Health professionals should do more to prevent children ending up in custody, BMA saysBMJ 2014; 349 doi: https://doi.org/10.1136/bmj.g6619 (Published 04 November 2014) Cite this as: BMJ 2014;349:g6619
Vulnerable children and teenagers are continually let down by health and social care services, and it is inevitable that many end up in the criminal justice system, warns the British Medical Association.
Its new report, Young Lives Behind Bars, says that many young people in custody come from chaotic backgrounds and are often the victims of violence, abuse, or neglect.1 It recommends that health professionals carry out early screening and identification of risk factors such as mental health problems, including postnatal depression, and substance misuse among parents and other carers.

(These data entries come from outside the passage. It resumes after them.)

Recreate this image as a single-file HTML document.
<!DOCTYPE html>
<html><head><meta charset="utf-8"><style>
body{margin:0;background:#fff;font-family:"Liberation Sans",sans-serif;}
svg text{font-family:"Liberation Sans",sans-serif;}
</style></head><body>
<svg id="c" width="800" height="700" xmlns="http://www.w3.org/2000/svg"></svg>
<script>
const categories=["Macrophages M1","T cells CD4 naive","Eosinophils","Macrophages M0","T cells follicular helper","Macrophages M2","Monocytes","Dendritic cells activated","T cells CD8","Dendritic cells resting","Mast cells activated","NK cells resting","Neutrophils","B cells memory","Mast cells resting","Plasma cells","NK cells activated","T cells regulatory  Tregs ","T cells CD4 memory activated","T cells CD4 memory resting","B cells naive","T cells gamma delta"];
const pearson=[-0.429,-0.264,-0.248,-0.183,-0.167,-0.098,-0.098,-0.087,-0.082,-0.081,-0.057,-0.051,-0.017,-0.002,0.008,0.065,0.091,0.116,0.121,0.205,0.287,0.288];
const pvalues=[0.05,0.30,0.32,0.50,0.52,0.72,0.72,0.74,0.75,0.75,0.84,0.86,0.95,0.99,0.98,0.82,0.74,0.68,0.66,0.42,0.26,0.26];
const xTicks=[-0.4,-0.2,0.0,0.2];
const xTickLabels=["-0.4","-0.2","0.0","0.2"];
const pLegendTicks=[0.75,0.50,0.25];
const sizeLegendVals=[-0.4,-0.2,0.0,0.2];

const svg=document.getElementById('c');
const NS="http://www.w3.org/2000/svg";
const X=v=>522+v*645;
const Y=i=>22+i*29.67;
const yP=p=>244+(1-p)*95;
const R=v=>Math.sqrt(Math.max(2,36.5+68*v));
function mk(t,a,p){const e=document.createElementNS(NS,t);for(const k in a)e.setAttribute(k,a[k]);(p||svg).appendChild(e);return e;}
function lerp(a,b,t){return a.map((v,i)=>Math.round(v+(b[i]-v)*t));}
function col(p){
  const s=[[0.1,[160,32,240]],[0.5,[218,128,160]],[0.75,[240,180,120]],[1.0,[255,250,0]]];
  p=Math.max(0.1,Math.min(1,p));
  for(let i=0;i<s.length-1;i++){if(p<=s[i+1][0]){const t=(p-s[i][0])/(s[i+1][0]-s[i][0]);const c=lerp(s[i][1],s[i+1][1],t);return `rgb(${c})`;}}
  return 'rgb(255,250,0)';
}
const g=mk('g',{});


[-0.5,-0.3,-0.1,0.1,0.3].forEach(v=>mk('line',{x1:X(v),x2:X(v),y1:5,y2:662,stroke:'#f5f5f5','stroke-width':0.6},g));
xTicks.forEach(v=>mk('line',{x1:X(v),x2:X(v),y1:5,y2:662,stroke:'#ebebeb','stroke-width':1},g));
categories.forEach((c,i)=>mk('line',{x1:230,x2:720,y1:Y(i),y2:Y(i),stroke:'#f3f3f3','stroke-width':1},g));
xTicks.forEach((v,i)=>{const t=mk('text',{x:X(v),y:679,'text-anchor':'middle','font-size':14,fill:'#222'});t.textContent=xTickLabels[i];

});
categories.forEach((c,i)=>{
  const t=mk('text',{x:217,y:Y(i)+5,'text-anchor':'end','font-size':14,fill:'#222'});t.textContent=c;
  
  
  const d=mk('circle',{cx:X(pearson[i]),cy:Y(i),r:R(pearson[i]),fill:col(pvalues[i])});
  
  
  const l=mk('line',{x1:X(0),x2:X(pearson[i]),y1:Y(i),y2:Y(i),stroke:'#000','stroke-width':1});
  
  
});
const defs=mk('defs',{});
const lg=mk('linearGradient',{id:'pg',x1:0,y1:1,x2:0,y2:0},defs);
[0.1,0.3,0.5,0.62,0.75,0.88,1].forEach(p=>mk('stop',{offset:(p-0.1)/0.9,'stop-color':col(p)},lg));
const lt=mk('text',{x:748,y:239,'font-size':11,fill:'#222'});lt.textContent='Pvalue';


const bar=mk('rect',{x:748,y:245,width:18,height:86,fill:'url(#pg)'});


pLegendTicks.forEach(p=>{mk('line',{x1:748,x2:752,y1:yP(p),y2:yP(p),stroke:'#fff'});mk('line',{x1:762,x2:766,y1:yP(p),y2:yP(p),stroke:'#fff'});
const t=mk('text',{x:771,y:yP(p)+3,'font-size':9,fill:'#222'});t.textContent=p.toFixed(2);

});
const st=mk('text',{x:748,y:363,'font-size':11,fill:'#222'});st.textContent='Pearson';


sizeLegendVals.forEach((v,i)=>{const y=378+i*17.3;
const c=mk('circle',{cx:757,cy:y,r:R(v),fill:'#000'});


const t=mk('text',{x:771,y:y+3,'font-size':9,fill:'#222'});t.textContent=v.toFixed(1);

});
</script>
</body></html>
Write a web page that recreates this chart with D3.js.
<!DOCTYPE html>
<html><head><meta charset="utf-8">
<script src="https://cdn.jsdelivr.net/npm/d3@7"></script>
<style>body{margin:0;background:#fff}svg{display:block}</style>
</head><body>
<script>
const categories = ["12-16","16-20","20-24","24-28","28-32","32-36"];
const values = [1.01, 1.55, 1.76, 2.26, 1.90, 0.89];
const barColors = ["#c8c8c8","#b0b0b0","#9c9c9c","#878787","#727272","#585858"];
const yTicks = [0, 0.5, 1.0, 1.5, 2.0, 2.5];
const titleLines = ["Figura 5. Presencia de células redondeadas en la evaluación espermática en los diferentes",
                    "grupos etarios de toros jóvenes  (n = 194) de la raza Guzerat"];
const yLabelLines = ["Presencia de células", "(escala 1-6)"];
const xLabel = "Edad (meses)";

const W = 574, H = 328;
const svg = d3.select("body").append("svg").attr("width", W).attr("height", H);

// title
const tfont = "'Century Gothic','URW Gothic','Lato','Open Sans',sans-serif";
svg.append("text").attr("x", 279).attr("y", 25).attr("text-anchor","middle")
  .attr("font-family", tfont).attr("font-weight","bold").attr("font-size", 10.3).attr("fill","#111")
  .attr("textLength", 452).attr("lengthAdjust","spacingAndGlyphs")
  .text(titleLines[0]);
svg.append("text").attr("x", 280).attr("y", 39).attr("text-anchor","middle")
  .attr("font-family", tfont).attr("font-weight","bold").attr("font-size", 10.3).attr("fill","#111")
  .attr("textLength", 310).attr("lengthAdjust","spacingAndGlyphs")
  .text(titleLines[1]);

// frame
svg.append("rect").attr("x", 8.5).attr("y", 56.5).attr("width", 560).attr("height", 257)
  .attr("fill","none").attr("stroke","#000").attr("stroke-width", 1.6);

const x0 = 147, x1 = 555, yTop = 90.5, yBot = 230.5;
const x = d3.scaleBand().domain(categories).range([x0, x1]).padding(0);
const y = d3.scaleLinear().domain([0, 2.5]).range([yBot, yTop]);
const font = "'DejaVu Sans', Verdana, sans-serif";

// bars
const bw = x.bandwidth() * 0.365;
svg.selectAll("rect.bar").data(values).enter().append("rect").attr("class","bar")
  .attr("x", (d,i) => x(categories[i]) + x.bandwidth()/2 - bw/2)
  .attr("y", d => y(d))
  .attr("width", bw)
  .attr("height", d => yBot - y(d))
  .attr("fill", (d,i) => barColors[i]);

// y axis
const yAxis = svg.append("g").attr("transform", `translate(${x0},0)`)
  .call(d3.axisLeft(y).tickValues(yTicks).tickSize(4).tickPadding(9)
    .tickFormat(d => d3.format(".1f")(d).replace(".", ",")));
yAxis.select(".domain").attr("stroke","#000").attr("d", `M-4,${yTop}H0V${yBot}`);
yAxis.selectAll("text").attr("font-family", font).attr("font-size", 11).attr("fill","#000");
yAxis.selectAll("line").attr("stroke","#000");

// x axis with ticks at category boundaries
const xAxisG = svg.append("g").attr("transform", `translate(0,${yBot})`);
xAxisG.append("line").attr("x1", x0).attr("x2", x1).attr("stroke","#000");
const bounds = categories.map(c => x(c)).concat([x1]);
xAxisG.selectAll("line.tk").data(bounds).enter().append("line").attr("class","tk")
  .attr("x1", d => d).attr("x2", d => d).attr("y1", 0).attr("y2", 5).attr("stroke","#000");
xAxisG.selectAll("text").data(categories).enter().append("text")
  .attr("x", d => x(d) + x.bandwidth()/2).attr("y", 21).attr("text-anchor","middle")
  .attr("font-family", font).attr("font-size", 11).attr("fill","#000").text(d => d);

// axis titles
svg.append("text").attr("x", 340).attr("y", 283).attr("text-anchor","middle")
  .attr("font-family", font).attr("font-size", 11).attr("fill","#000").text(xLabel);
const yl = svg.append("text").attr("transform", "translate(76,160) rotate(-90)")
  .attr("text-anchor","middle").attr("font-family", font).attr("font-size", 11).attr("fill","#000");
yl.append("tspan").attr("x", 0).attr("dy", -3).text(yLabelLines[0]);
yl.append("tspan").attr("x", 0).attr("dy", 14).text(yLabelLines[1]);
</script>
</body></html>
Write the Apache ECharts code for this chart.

In the 12 months to March 2013 2780 people aged under 18 were placed in custody in England and Wales. The average length of time spent in custody was 85 days. The report says that 24% of boys and 49% of girls aged between 15 and 18 in custody have been in care. Three quarters have lived with someone other than a parent, and 40% were homeless in the six months before entering custody.
The report highlights the fact that around 60% of children in custody have significant speech, language, or learning difficulties, 25-30% are learning disabled, and up to 50% have some form of learning difficulty. More than a third of children in custody had been given a diagnosis of a mental health disorder.
The report recommends that commissioners should develop high quality mental health services for those in youth custody as a key priority, because of the high rates of mental illness, suicide, and self harm among young offenders.
John Chisholm, chair of the BMA’s medical ethics committee, said, “Many of these young people come from chaotic home lives, often characterised by violence, abuse, or neglect, and are not thriving socially, emotionally, or physically.
“Long before they reach detention they are among the most vulnerable individuals in our society and have been continually let down by the individuals and agencies whose job it is to care for them and support them.”
He added, “Despite their high level of need, inadequacies in the systems that these children pass through sadly mean that they often fall between the cracks, and time spent in custody becomes an almost inevitable consequence.”